His use of symbolism and ways to make you feel certain feelings are great. Symbolism in the book would be the vase. The Ming vase is so priceless and so valued dollar wise and by the family that any damage to it would the family in chaos and there would be Tallis hysteria. The trouble to keep the vase safe and the story behind it takes up a chapter and its incredible what their uncle did just to preserve it. Although it represents priceless things and importance within the family, it also is a symbol that if the vase breaks, the story is altered therefore in my opinion making it the most important rising action in the book. If the vase hadn’t broke, then Robbie wouldn’t have had to…well go read the book and find out! If the vase stayed intact than the book would not be the book and McEwan subtly made this vase one of the most important objects in the book even though we don’t recognize it as one right away. Bear with those few chapters, I know I was wondering why he was writing a chapter on a vase, but now that I finished the book I understand and feel that there should have been another chapter on it.

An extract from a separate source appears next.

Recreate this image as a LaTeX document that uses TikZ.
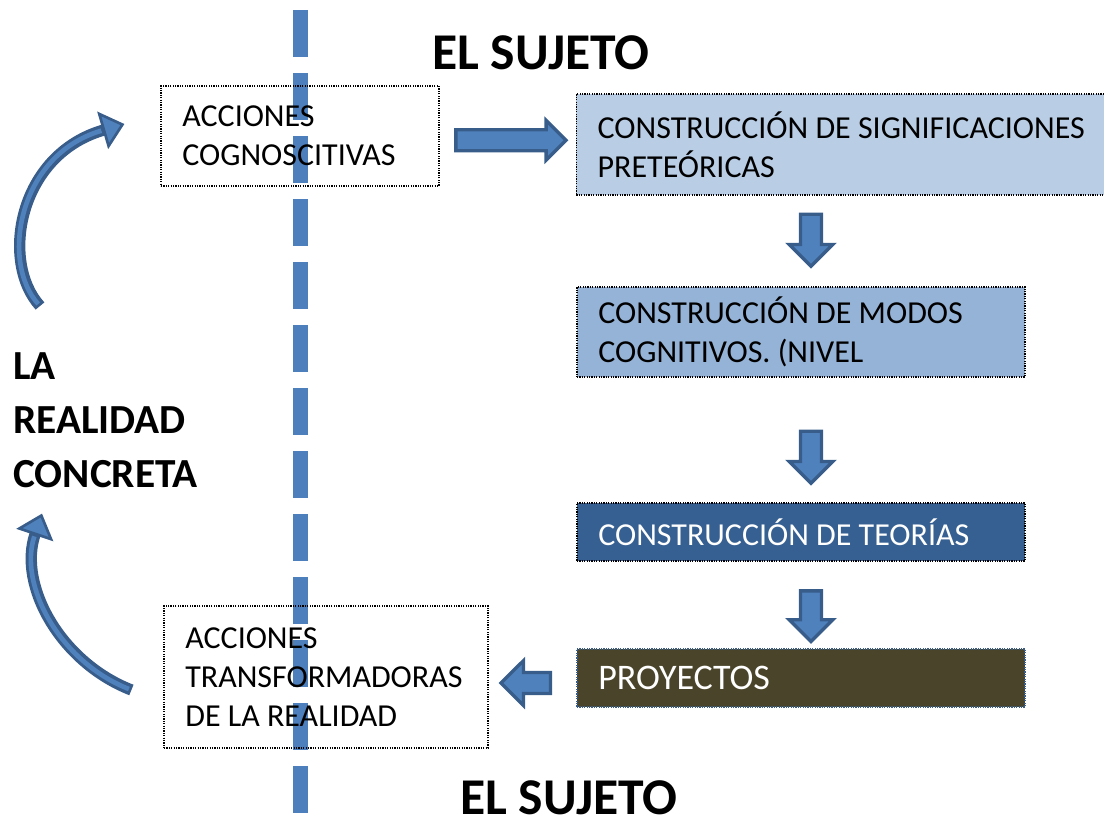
\documentclass[tikz,border=0pt]{standalone}
\usepackage{fontspec}
\setmainfont{Carlito}
\usepackage{tikz}
\usetikzlibrary{arrows.meta,shapes.arrows,calc}
\definecolor{fondo1}{RGB}{185,205,229}
\definecolor{fondo2}{RGB}{149,179,215}
\definecolor{fondo3}{RGB}{55,96,146}
\definecolor{fondo4}{RGB}{74,69,42}
\definecolor{flclaro}{RGB}{79,129,189}
\definecolor{flosc}{RGB}{56,93,138}
\definecolor{linea}{RGB}{76,127,188}
\tikzstyle{accion}=[draw, dash pattern=on 0.9pt off 0.9pt, line width=0.9pt, align=flush left, inner xsep=16pt, inner ysep=0pt, font=\fontsize{24}{29}\selectfont]
\tikzstyle{constr}=[accion, draw=black]
\tikzstyle{flecha}=[single arrow, draw=flosc, fill=flclaro, line width=2.5pt, inner sep=6.6pt]
\tikzstyle{curva}=[line width=8.5pt, draw=flosc, -{Triangle[length=17pt,width=29pt,fill=flclaro,line width=2pt]}]
\tikzstyle{claro}=[line width=3.5pt, draw=flclaro, shorten >=18pt, shorten <=2pt]
\tikzstyle{titulo}=[font=\fontsize{38.7}{46}\selectfont\bfseries, inner sep=0pt]

\begin{document}
\begin{tikzpicture}[x=0.75pt,y=-0.75pt]
    \useasboundingbox (0,0) rectangle (1104,827);
    % linea del sujeto
    \draw[linea, line width=11.25pt, dash pattern=on 35.25pt off 12pt] (300.5,10) -- (300.5,822);
    \node[titulo, anchor=base west] (suj1) at (432,70) {EL SUJETO};
    \node[titulo, anchor=base west] (suj2) at (460,814) {EL SUJETO};
    \node[anchor=north west, align=left, inner sep=0pt, font=\fontsize{31}{40.5}\selectfont\bfseries] (realidad) at (13,352) {LA\\REALIDAD\\CONCRETA};
    \node[accion, text width=176.5pt, minimum height=75pt] (acog) at (300,136) {ACCIONES\\COGNOSCITIVAS};
    \node[accion, text width=211pt, minimum height=106.5pt] (atrans) at (326,677) {ACCIONES\\TRANSFORMADORAS\\DE LA REALIDAD};
    \node[constr, fill=fondo1, text width=380pt, minimum height=75.75pt] (signif) at (851,144.5) {CONSTRUCCIÓN DE SIGNIFICACIONES\\PRETEÓRICAS};
    \node[constr, fill=fondo2, text width=304pt, minimum height=67.5pt] (modos) at (801,332) {CONSTRUCCIÓN DE MODOS\\COGNITIVOS. (NIVEL};
    \node[constr, fill=fondo3, text=white, text width=304pt, minimum height=43.5pt] (teor) at (801,532) {CONSTRUCCIÓN DE TEORÍAS};
    \node[constr, draw=flosc, fill=fondo4, text=white, text width=304pt, minimum height=43.5pt, font=\fontsize{27}{32}\selectfont] (proy) at (801,678) {PROYECTOS};
    % flechas de bloque
    \node[flecha, minimum height=82.5pt, single arrow head extend=7pt] (f1) at ($(acog.east)!0.5!(signif.west)+(-2,0)$) {};
    \node[flecha, shape border rotate=270, minimum height=39pt, single arrow head extend=8.5pt] (f2) at (811,235) {};
    \node[flecha, shape border rotate=270, minimum height=39pt, single arrow head extend=8.5pt] (f3) at (811,452) {};
    \node[flecha, shape border rotate=270, minimum height=38pt, single arrow head extend=8.5pt] (f4) at (811,611) {};
    \node[flecha, shape border rotate=180, minimum height=37pt, single arrow head extend=9pt] (f5) at (531,683) {};
    % flechas curvas
    \draw[curva] ($(realidad.north west)+(27,-46)$) .. controls (0,262) and (18,155) .. ($(acog.west)+(-36,-12)$);
    \draw[claro] ($(realidad.north west)+(27,-46)$) .. controls (0,262) and (18,155) .. ($(acog.west)+(-36,-12)$);
    \draw[curva] ($(atrans.west)+(-32,13)$) .. controls (60,662) and (18,585) .. ($(realidad.south west)+(29,26)$);
    \draw[claro] ($(atrans.west)+(-32,13)$) .. controls (60,662) and (18,585) .. ($(realidad.south west)+(29,26)$);
\end{tikzpicture}
\end{document}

There are some parts of the book that drag, and it’s those times when you don’t think much of the book and usually those times that describe war times and make you feel very sad. There are parts of the book where you begin reading at 30 words per second because your desire to discover what happens is immense. There are times where things are so stupid you just want to laugh and there are times where all you women out there wish you were Cecilia to have someone a good a lover as Robbie in your life (and for all you males out there, you wish you were Robbie). No matter what the feeling Ian makes you feel, throughout the book you have this defined hatred for Briony and it grows throughout the book and becomes more subtle toward the end, but if you want to laugh, cry or dream, you still hate Briony. On another note, Atonement is the only book I’ve read by Ian McEwan and it was fantastic. He uses sophisticated, appropriate and a vast variety of vocabulary that I’ve learned more words than I ever thought I would in a book. He knows how to construct a novel to draw the reader in, and make them feel they are actually witnessing the story. Also, he shows that with the tap of a typewriter, or the press of a keyboard key, you can alter history and make yourself believe anything you want to. Now go read Atonement and enjoy it as much as I did. Then watch the movie. Book first, then movie.
Lastly, there was one reason I read the book or even knew it was a book. Around 2008 I had been watching the Oscars and I heard of this movie Atonement, I had no idea what it was and I knew I wanted to see it. I finally got around to it this past August and it was spectacular. That and the fact that I think James McAvoy is a wonderful actor in any role he plays, most recently playing the part of Professor X in X Men, where he teaches you that pure concentration is the point between rage and serenity. Also, he’s quite the looker.
Read it or not, I believe it’s a great book to have on your “read” list because of Ian’s use of vocabulary and his way of making this, in my opinion, fall under the category of “classic” books. I would definitely recommend this book to everyone, or to those who are interested in the love story gone wrong, wars and punishment type of story. The first few chapters are alright but bear with it, they are quite important.